Since version 3.0, the primary key and sort key are decoupled in the Primary Key table. The sort key is specified by the ORDER BY keyword and can be the permutation and combination of any columns.

NOTICE

If the sort key is specified, the prefix index is built according to the sort key; if the sort key is not specified, the prefix index is built according to the primary key.

PROPERTIES

Specify initial storage medium, automatic storage cooldown time, replica number

If the engine type is OLAP, you can specify initial storage medium (storage_medium), automatic storage cooldown time (storage_cooldown_time) or time interval (storage_cooldown_ttl), and replica number (replication_num) when you create a table.

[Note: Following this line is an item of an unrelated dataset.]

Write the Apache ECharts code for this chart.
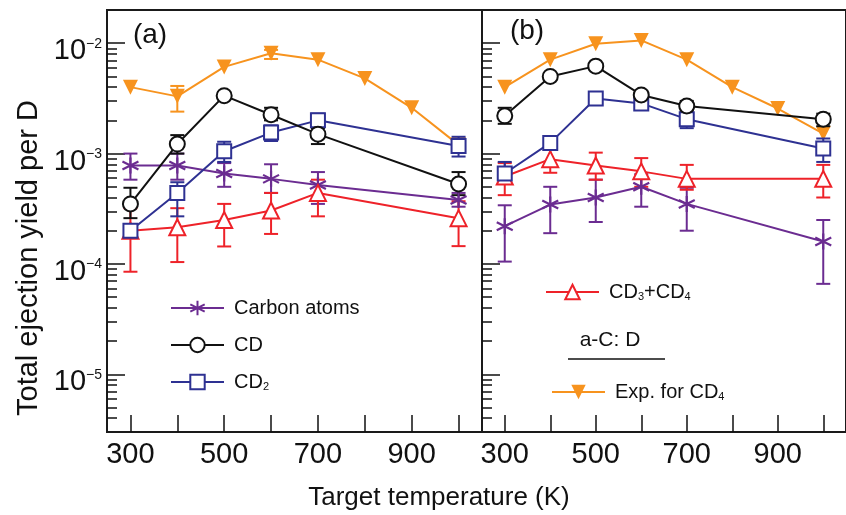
<!DOCTYPE html>
<html>
<head>
<meta charset="utf-8">
<script src="https://cdn.jsdelivr.net/npm/echarts@6/dist/echarts.min.js"></script>
<style>
  html, body { margin: 0; padding: 0; background: #fff; }
  #chart { width: 846px; height: 515px; }
</style>
</head>
<body>
<div id="chart"></div>
<script>
const FONT = '"Liberation Sans", Arial, sans-serif';

// ---- temperatures (K) ----
const simTemps = [300, 400, 500, 600, 700, 1000];
const expTemps = [300, 400, 500, 600, 700, 800, 900, 1000];

// ---- axis ticks ----
const xTickValues = [300, 400, 500, 600, 700, 800, 900, 1000];
const xLabelValues = [300, 500, 700, 900];
const yMajorTicks = [1e-5, 1e-4, 1e-3, 1e-2];
const yMinorFactors = [2, 3, 4, 5, 6, 7, 8, 9];
const yMinorDecades = [1e-6, 1e-5, 1e-4, 1e-3];

// ---- panel (a) ----
const carbonA    = [7.8e-4, 7.8e-4, 6.6e-4, 5.9e-4, 5.2e-4, 3.8e-4];
const carbonA_lo = [5.8e-4, 5.8e-4, 5.0e-4, 4.4e-4, 3.5e-4, 3.3e-4];
const carbonA_hi = [1.0e-3, 1.0e-3, 8.2e-4, 8.0e-4, 6.8e-4, 4.4e-4];

const cdA    = [3.5e-4, 1.22e-3, 3.35e-3, 2.25e-3, 1.5e-3, 5.3e-4];
const cdA_lo = [2.6e-4, 1.0e-3, 3.1e-3, 2.0e-3, 1.22e-3, 4.2e-4];
const cdA_hi = [4.9e-4, 1.47e-3, 3.6e-3, 2.6e-3, 1.7e-3, 6.8e-4];

const cd2A    = [2.0e-4, 4.4e-4, 1.05e-3, 1.55e-3, 2.0e-3, 1.17e-3];
const cd2A_lo = [1.8e-4, 2.7e-4, 8.4e-4, 1.3e-3, 1.75e-3, 9.4e-4];
const cd2A_hi = [2.3e-4, 5.5e-4, 1.28e-3, 1.8e-3, 2.3e-3, 1.42e-3];

const cd34A    = [2.0e-4, 2.15e-4, 2.5e-4, 3.05e-4, 4.4e-4, 2.6e-4];
const cd34A_lo = [8.5e-5, 1.04e-4, 1.44e-4, 1.87e-4, 2.7e-4, 1.45e-4];
const cd34A_hi = [3.2e-4, 3.2e-4, 3.5e-4, 4.4e-4, 5.8e-4, 3.7e-4];

const expA    = [4.0e-3, 3.3e-3, 6.1e-3, 8.1e-3, 7.1e-3, 4.8e-3, 2.6e-3, 1.2e-3];
const expA_lo = [null, 2.4e-3, null, 7.2e-3, null, null, null, null];
const expA_hi = [null, 4.1e-3, null, 8.7e-3, null, null, null, null];

// ---- panel (b) ----
const carbonB    = [2.2e-4, 3.45e-4, 4.0e-4, 5.0e-4, 3.5e-4, 1.6e-4];
const carbonB_lo = [1.05e-4, 1.9e-4, 2.4e-4, 3.3e-4, 2.0e-4, 6.6e-5];
const carbonB_hi = [3.4e-4, 5.0e-4, 5.8e-4, 6.5e-4, 4.9e-4, 2.5e-4];

const cdB    = [2.2e-3, 5.0e-3, 6.2e-3, 3.4e-3, 2.7e-3, 2.05e-3];
const cdB_lo = [1.86e-3, null, null, 3.1e-3, 2.45e-3, 1.77e-3];
const cdB_hi = [2.6e-3, null, null, 3.7e-3, 3.0e-3, 2.3e-3];

const cd2B    = [6.6e-4, 1.25e-3, 3.15e-3, 2.85e-3, 2.05e-3, 1.11e-3];
const cd2B_lo = [5.4e-4, 1.1e-3, null, 2.6e-3, 1.7e-3, 8.4e-4];
const cd2B_hi = [8.4e-4, 1.4e-3, null, 3.2e-3, 2.3e-3, 1.37e-3];

const cd34B    = [6.2e-4, 8.9e-4, 7.8e-4, 6.9e-4, 5.9e-4, 5.9e-4];
const cd34B_lo = [4.2e-4, 6.7e-4, 5.8e-4, 5.0e-4, 4.7e-4, 4.0e-4];
const cd34B_hi = [8.2e-4, 1.16e-3, 1.02e-3, 9.1e-4, 7.9e-4, 7.9e-4];

const expB = [4.0e-3, 7.1e-3, 9.9e-3, 1.06e-2, 7.1e-3, 4.0e-3, 2.56e-3, 1.52e-3];

// ---- series names and colours ----
const NAME_C = 'Carbon atoms', NAME_CD = 'CD', NAME_CD2 = 'CD2', NAME_CD34 = 'CD3+CD4', NAME_EXP = 'Exp. for CD4';
const C_PURPLE = '#6B2C91', C_BLACK = '#111111', C_BLUE = '#2E3192', C_RED = '#EE2229', C_ORANGE = '#F7931E';

const yMinorTicks = [];
yMinorDecades.forEach(d => yMinorFactors.forEach(f => {
  const v = +(f * d).toPrecision(3);
  if (v > 3.05e-6 && v < 1.95e-2) yMinorTicks.push(v);
}));

// six-armed asterisk marker
const STAR = 'path://M0,-1L0,1M-0.866,-0.5L0.866,0.5M-0.866,0.5L0.866,-0.5';

const markers = {
  [NAME_C]:    { symbol: STAR, symbolSize: 16, itemStyle: { color: C_PURPLE, borderColor: C_PURPLE, borderWidth: 2.2 }, color: C_PURPLE },
  [NAME_CD]:   { symbol: 'circle', symbolSize: 15, itemStyle: { color: '#fff', borderColor: C_BLACK, borderWidth: 2 }, color: C_BLACK },
  [NAME_CD2]:  { symbol: 'rect', symbolSize: 14, itemStyle: { color: '#fff', borderColor: C_BLUE, borderWidth: 2 }, color: C_BLUE },
  [NAME_CD34]: { symbol: 'triangle', symbolSize: 16, itemStyle: { color: '#fff', borderColor: C_RED, borderWidth: 2 }, color: C_RED },
  [NAME_EXP]:  { symbol: 'triangle', symbolSize: 15, symbolRotate: 180, itemStyle: { color: C_ORANGE, borderColor: C_ORANGE, borderWidth: 0 }, color: C_ORANGE }
};

function lineSeries(name, panel, temps, vals, z) {
  const m = markers[name];
  return {
    type: 'line', name: name,
    xAxisIndex: panel, yAxisIndex: panel * 2,
    data: temps.map((t, i) => [t, vals[i]]),
    symbol: m.symbol, symbolSize: m.symbolSize, symbolRotate: m.symbolRotate || 0,
    showSymbol: true,
    itemStyle: m.itemStyle,
    lineStyle: { color: m.color, width: 2 },
    z: z
  };
}

function errorSeries(panel, temps, lo, hi, color, z) {
  const data = [];
  temps.forEach((t, i) => { if (lo[i] != null && hi[i] != null) data.push([t, lo[i], hi[i]]); });
  return {
    type: 'custom',
    xAxisIndex: panel, yAxisIndex: panel * 2,
    data: data,
    encode: { x: 0, y: [1, 2] },
    z: z,
    renderItem: function (params, api) {
      const x = api.value(0);
      const pLo = api.coord([x, api.value(1)]);
      const pHi = api.coord([x, api.value(2)]);
      const half = 7;
      const style = { stroke: color, lineWidth: 2, fill: null };
      return {
        type: 'group',
        children: [
          { type: 'line', shape: { x1: pLo[0], y1: pLo[1], x2: pHi[0], y2: pHi[1] }, style: style },
          { type: 'line', shape: { x1: pLo[0] - half, y1: pLo[1], x2: pLo[0] + half, y2: pLo[1] }, style: style },
          { type: 'line', shape: { x1: pHi[0] - half, y1: pHi[1], x2: pHi[0] + half, y2: pHi[1] }, style: style }
        ]
      };
    }
  };
}

function xAxisFor(panel) {
  return {
    type: 'value', gridIndex: panel, min: 250, max: 1050,
    axisLine: { show: false },
    splitLine: { show: false },
    axisTick: { show: true, inside: true, length: 17, customValues: xTickValues, lineStyle: { color: '#111', width: 1.5 } },
    axisLabel: {
      show: true, customValues: xLabelValues, margin: 8,
      fontFamily: FONT, fontSize: 29, color: '#111'
    }
  };
}

function yAxisFor(panel, major) {
  const ax = {
    type: 'log', logBase: 10, gridIndex: panel, min: 3e-6, max: 2e-2,
    position: 'left', offset: 0,
    axisLine: { show: false },
    splitLine: { show: false },
    minorTick: { show: false },
    axisTick: {
      show: true, inside: true,
      length: major ? 18 : 10,
      customValues: major ? yMajorTicks : yMinorTicks,
      lineStyle: { color: '#111', width: 1.5 }
    },
    axisLabel: { show: false }
  };
  if (major && panel === 0) {
    ax.axisLabel = {
      show: true, customValues: yMajorTicks, margin: 5,
      padding: [16, 0, 0, 0],
      formatter: function (v) {
        const e = Math.round(Math.log10(v));
        return '{b|10}{s|\u2212' + Math.abs(e) + '}';
      },
      rich: {
        b: { fontFamily: FONT, fontSize: 29, color: '#111' },
        s: { fontFamily: FONT, fontSize: 14, color: '#111', verticalAlign: 'top' }
      }
    };
  }
  return ax;
}

const subRich = {
  s: { fontFamily: FONT, fontSize: 11, color: '#111', verticalAlign: 'bottom', padding: [3, 0, 0, 0] }
};
function legendLabel(name) {
  if (name === NAME_CD2) return 'CD{s|2}';
  if (name === NAME_CD34) return 'CD{s|3}+CD{s|4}';
  if (name === NAME_EXP) return 'Exp. for CD{s|4}';
  return name;
}
function legendFor(names, left, top) {
  return {
    data: names, orient: 'vertical', left: left, top: top,
    padding: 0, itemGap: 17, itemWidth: 53, itemHeight: 18,
    selectedMode: false,
    formatter: legendLabel,
    textStyle: { fontFamily: FONT, fontSize: 20, color: '#111', padding: [0, 0, 0, 5], rich: subRich }
  };
}

const option = {
  animation: false,
  backgroundColor: '#fff',
  grid: [
    { left: 107, top: 10, width: 375, height: 422, show: true, borderColor: '#1a1a1a', borderWidth: 2, backgroundColor: 'transparent' },
    { left: 482, top: 10, width: 375, height: 422, show: true, borderColor: '#1a1a1a', borderWidth: 2, backgroundColor: 'transparent' }
  ],
  xAxis: [xAxisFor(0), xAxisFor(1)],
  yAxis: [yAxisFor(0, true), yAxisFor(0, false), yAxisFor(1, true), yAxisFor(1, false)],
  legend: [
    legendFor([NAME_C, NAME_CD, NAME_CD2], 170, 298),
    legendFor([NAME_CD34], 545, 282),
    legendFor([NAME_EXP], 551, 382)
  ],
  graphic: [
    { type: 'text', x: 150, y: 35, style: { text: '(a)', fontFamily: FONT, fontSize: 28, fill: '#111', align: 'center', verticalAlign: 'middle' } },
    { type: 'text', x: 527, y: 31, style: { text: '(b)', fontFamily: FONT, fontSize: 28, fill: '#111', align: 'center', verticalAlign: 'middle' } },
    { type: 'text', x: 610, y: 340, style: { text: 'a-C: D', fontFamily: FONT, fontSize: 21, fill: '#111', align: 'center', verticalAlign: 'middle' } },
    { type: 'line', shape: { x1: 568, y1: 359, x2: 665, y2: 359 }, style: { stroke: '#111', lineWidth: 1.5 } },
    { type: 'text', x: 439, y: 498, style: { text: 'Target temperature (K)', fontFamily: FONT, fontSize: 26, fill: '#111', align: 'center', verticalAlign: 'middle' } },
    { type: 'text', x: 29, y: 258, rotation: Math.PI / 2, style: { text: 'Total ejection yield per D', fontFamily: FONT, fontSize: 29, fill: '#111', align: 'center', verticalAlign: 'middle' } }
  ],
  series: [
    // panel (a)
    lineSeries(NAME_EXP, 0, expTemps, expA, 3),
    errorSeries(0, expTemps, expA_lo, expA_hi, C_ORANGE, 2),
    errorSeries(0, simTemps, carbonA_lo, carbonA_hi, C_PURPLE, 4),
    lineSeries(NAME_C, 0, simTemps, carbonA, 5),
    errorSeries(0, simTemps, cd34A_lo, cd34A_hi, C_RED, 4),
    lineSeries(NAME_CD34, 0, simTemps, cd34A, 5),
    errorSeries(0, simTemps, cd2A_lo, cd2A_hi, C_BLUE, 4),
    lineSeries(NAME_CD2, 0, simTemps, cd2A, 5),
    errorSeries(0, simTemps, cdA_lo, cdA_hi, C_BLACK, 4),
    lineSeries(NAME_CD, 0, simTemps, cdA, 5),
    // panel (b)
    lineSeries(NAME_EXP, 1, expTemps, expB, 3),
    errorSeries(1, simTemps, carbonB_lo, carbonB_hi, C_PURPLE, 4),
    lineSeries(NAME_C, 1, simTemps, carbonB, 5),
    errorSeries(1, simTemps, cd34B_lo, cd34B_hi, C_RED, 4),
    lineSeries(NAME_CD34, 1, simTemps, cd34B, 5),
    errorSeries(1, simTemps, cd2B_lo, cd2B_hi, C_BLUE, 4),
    lineSeries(NAME_CD2, 1, simTemps, cd2B, 5),
    errorSeries(1, simTemps, cdB_lo, cdB_hi, C_BLACK, 4),
    lineSeries(NAME_CD, 1, simTemps, cdB, 5)
  ]
};

const chart = echarts.init(document.getElementById('chart'), null, { renderer: 'canvas' });
chart.setOption(option);
</script>
</body>
</html>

The scope where the properties take effect: If the table has only one partition, the properties belong to the table. If the table is divided into multiple partitions, the properties belong to each partition. And when you need to configure different properties for specified partitions, you can execute ALTER TABLE ... ADD PARTITION or ALTER TABLE ... MODIFY PARTITION after table creation.

Set initial storage medium and automatic storage cooldown time

PROPERTIES (
"storage_medium" = "[SSD|HDD]",
{ "storage_cooldown_ttl" = "<num> { YEAR | MONTH | DAY | HOUR } "
| "storage_cooldown_time" = "yyyy-MM-dd HH:mm:ss" }
)
  • storage_medium: the initial storage medium, which can be set to SSD or HDD. Make sure that the type of storage medium you explicitly specified is consistent with the BE disk types for your StarRocks cluster specified in the BE static parameter storage_root_path.

    If the FE configuration item enable_strict_storage_medium_check is set to true, the system strictly checks BE disk type when you create a table. If the storage medium you specified in CREATE TABLE is inconsistent with BE disk type, an error "Failed to find enough host in all backends with storage medium is SSD|HDD." is returned and table creation fails. If enable_strict_storage_medium_check is set to false, the system ignores this error and forcibly creates the table. However, cluster disk space may be unevenly distributed after data is loaded.

    From v2.3.6, v2.4.2, v2.5.1, and v3.0 onwards, the system automatically infers storage medium based on BE disk type if storage_medium is not explicitly specified.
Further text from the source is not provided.